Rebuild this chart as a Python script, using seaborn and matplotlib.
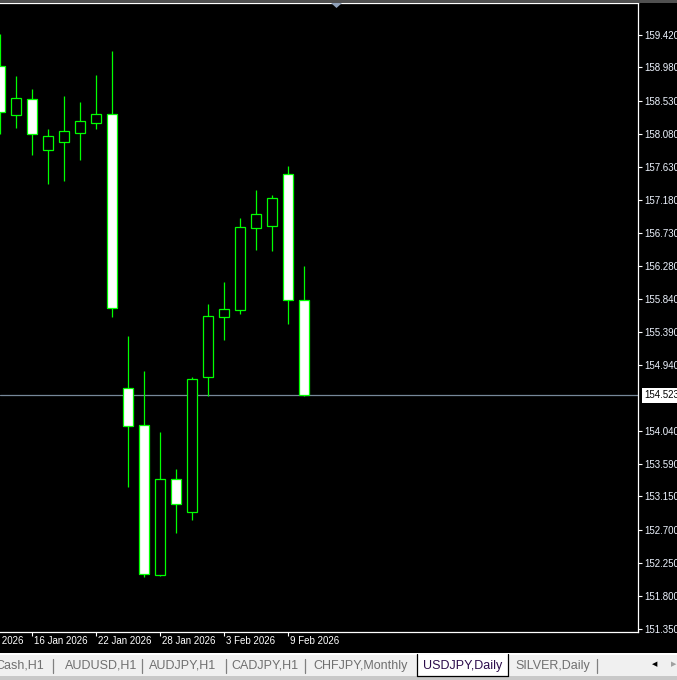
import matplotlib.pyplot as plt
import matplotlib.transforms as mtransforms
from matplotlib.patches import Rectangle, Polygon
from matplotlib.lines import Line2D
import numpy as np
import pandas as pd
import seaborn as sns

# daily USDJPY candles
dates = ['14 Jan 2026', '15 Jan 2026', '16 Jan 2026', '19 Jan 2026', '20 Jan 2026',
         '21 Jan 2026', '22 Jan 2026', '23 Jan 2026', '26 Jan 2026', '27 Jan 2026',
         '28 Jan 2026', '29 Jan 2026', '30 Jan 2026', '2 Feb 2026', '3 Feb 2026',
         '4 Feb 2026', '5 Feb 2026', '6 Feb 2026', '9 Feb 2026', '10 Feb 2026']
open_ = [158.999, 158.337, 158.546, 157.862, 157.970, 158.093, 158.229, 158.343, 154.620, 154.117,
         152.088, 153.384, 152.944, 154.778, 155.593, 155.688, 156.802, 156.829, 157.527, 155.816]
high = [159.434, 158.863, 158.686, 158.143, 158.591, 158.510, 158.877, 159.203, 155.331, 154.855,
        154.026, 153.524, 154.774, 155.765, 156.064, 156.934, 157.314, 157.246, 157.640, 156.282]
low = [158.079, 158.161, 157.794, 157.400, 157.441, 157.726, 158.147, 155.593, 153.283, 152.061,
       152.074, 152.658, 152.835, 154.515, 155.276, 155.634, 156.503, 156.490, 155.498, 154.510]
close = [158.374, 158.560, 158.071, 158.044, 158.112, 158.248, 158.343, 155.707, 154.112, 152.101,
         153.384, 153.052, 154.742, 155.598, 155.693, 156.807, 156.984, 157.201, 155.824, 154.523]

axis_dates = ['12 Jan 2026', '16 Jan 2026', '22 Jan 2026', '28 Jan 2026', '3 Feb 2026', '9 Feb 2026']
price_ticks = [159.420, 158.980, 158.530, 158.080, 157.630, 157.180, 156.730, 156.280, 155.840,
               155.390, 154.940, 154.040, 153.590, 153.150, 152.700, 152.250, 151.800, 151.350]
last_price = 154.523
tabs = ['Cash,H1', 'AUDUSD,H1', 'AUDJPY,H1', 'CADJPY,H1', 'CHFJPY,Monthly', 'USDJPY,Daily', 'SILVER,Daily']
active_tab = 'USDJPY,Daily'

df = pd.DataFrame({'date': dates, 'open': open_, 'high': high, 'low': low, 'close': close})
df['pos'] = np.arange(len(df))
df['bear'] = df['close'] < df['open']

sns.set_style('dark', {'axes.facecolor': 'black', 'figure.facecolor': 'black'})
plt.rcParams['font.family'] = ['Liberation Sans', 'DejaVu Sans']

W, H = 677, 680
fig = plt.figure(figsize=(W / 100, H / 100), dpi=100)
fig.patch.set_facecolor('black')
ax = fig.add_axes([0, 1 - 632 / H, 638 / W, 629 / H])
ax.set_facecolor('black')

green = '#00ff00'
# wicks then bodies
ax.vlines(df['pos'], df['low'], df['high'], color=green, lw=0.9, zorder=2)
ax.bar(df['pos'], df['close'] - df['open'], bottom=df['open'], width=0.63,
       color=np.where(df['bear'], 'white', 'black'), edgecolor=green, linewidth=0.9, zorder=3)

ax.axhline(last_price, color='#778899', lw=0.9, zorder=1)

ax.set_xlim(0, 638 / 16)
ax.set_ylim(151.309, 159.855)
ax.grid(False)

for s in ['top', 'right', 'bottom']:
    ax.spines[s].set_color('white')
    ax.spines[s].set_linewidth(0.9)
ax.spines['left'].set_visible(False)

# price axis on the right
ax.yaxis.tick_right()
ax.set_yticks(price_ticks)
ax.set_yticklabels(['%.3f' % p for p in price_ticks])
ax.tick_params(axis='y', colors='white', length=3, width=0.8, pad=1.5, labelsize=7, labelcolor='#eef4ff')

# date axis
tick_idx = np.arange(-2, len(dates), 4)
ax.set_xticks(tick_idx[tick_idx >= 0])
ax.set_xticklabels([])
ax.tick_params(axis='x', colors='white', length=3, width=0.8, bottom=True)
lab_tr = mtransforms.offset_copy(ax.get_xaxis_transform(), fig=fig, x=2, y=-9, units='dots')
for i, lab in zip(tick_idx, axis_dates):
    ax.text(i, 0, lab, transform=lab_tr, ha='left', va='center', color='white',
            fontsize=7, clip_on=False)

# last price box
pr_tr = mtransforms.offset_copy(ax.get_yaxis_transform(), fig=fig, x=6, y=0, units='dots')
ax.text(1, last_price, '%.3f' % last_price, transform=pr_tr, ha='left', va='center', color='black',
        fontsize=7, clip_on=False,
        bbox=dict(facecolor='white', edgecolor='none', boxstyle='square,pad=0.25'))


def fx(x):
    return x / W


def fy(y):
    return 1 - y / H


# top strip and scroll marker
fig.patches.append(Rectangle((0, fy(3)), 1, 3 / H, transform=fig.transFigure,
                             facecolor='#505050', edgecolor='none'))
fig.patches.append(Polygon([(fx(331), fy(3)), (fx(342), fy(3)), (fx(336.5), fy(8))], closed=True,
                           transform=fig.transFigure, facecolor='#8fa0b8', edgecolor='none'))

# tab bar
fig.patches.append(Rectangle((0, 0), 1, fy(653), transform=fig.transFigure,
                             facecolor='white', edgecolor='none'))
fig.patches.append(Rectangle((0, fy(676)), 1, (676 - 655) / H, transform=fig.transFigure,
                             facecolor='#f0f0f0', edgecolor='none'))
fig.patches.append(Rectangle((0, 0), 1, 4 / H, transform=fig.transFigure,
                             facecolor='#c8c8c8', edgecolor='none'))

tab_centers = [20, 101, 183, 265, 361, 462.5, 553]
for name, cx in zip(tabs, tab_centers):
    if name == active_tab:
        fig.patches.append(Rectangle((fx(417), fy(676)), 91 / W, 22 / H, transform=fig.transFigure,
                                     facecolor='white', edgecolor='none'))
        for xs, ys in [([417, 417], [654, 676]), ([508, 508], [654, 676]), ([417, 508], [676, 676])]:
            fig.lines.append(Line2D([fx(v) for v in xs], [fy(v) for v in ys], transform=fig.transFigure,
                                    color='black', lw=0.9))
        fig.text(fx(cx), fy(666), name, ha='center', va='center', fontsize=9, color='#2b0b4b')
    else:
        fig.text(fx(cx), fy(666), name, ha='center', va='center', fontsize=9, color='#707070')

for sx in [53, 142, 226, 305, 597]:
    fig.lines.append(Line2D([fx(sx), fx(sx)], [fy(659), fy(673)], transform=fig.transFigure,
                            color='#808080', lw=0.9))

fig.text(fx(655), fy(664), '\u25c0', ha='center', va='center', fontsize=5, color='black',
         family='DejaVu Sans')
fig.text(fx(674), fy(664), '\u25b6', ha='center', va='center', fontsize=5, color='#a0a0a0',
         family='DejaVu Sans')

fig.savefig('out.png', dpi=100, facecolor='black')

○ ○ ○

Work to be completed >> Each line from the top of the material through the line containing "import seaborn as sns" should be reproduced exactly; please drop any images.

Solution below >>
Rebuild this chart as a Python script, using seaborn and matplotlib.
import matplotlib.pyplot as plt
import matplotlib.transforms as mtransforms
from matplotlib.patches import Rectangle, Polygon
from matplotlib.lines import Line2D
import numpy as np
import pandas as pd
import seaborn as sns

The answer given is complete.